Count how many lines include "chart" and answer with that number only.
---
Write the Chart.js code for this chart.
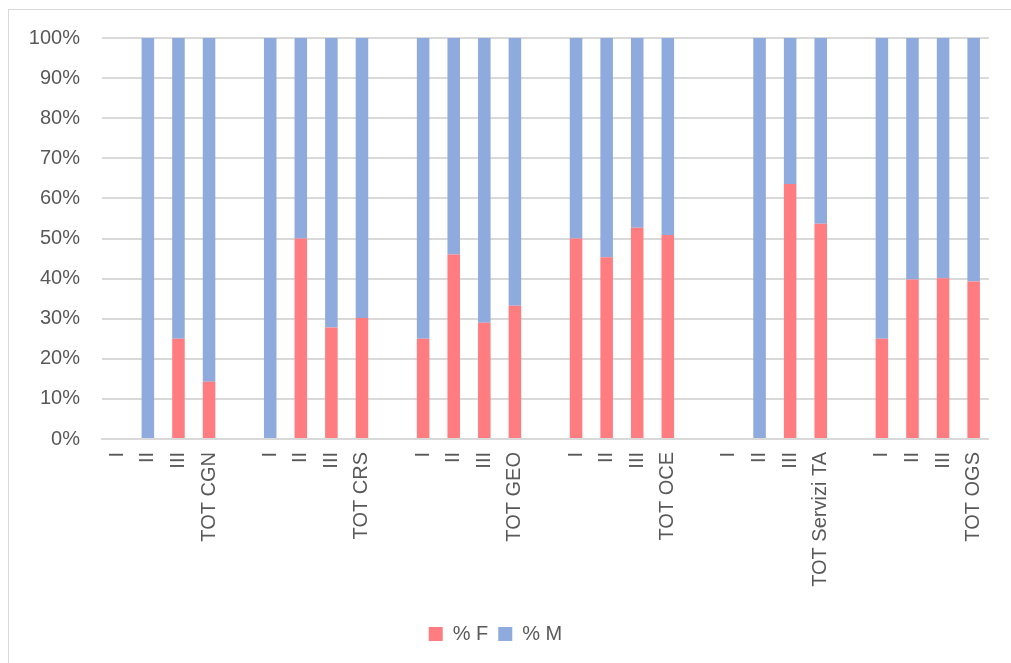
<!DOCTYPE html>
<html>
<head>
<meta charset="utf-8">
<script src="https://cdn.jsdelivr.net/npm/chart.js@4.4.0/dist/chart.umd.min.js"></script>
<style>
 html, body { margin:0; padding:0; background:#fff; overflow:hidden; }
 #frame { position:absolute; left:8px; top:9px; width:1020px; height:670px; border:1px solid #d9d9d9; }
 #wrap { position:absolute; left:0; top:0; width:1011px; height:663px; }
</style>
</head>
<body>
<div id="frame"></div>
<div id="wrap"><canvas id="chart"></canvas></div>
<script>
// categories (empty strings are the gaps between the groups)
const labels = [
 'I','II','III','TOT CGN','',
 'I','II','III','TOT CRS','',
 'I','II','III','TOT GEO','',
 'I','II','III','TOT OCE','',
 'I','II','III','TOT Servizi TA','',
 'I','II','III','TOT OGS'
]

const pctF = [
 null,0,25,14.3,null,
 0,50,27.8,30.2,null,
 25,46,29,33.2,null,
 50,45.3,52.7,50.9,null,
 null,0,63.6,53.7,null,
 25,39.8,40.1,39.3
]

const pctM = [
 null,100,75,85.7,null,
 100,50,72.2,69.8,null,
 75,54,71,66.8,null,
 50,54.7,47.3,49.1,null,
 null,100,36.4,46.3,null,
 75,60.2,59.9,60.7
]

const txt = '#595959'
const grid = '#d9d9d9'
const font = {family:"'Liberation Sans', Arial, sans-serif", size:20}

new Chart(document.getElementById('chart'), {
 type: 'bar',
 data: {
  labels: labels,
  datasets: [{
   label: '% F',
   data: pctF,
   backgroundColor: '#FF7C80',
   barPercentage: 0.41,
   categoryPercentage: 1
  },{
   label: '% M',
   data: pctM,
   backgroundColor: '#8FAADC',
   barPercentage: 0.41,
   categoryPercentage: 1
  }]
 },
 options: {
  responsive: true,
  maintainAspectRatio: false,
  animation: false,
  layout: { padding: {top: 38, right: 20, bottom: 9, left: 0} },
  plugins: {
   tooltip: {enabled:false},
   legend: {
    position: 'bottom',
    labels: {color: txt, font: font, boxWidth: 14, boxHeight: 14, padding: 10}
   }
  },
  scales: {
   x: {
    stacked: true,
    grid: {display:false, drawTicks:false},
    border: {color: grid, width: 2},
    ticks: {color: txt, font: font, minRotation: 90, maxRotation: 90, autoSkip: false, padding: 13},
    afterFit: s => { s.height = 175 }
   },
   y: {
    stacked: true,
    min: 0, max: 100,
    grid: {color: grid, lineWidth: 2, drawTicks:false},
    border: {display:false},
    ticks: {color: txt, font: font, stepSize: 10, padding: 22, callback: v => v + '%'},
    afterFit: s => { s.width = 102 }
   }
  }
 }
})
</script>
</body>
</html>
---
**The output:**
4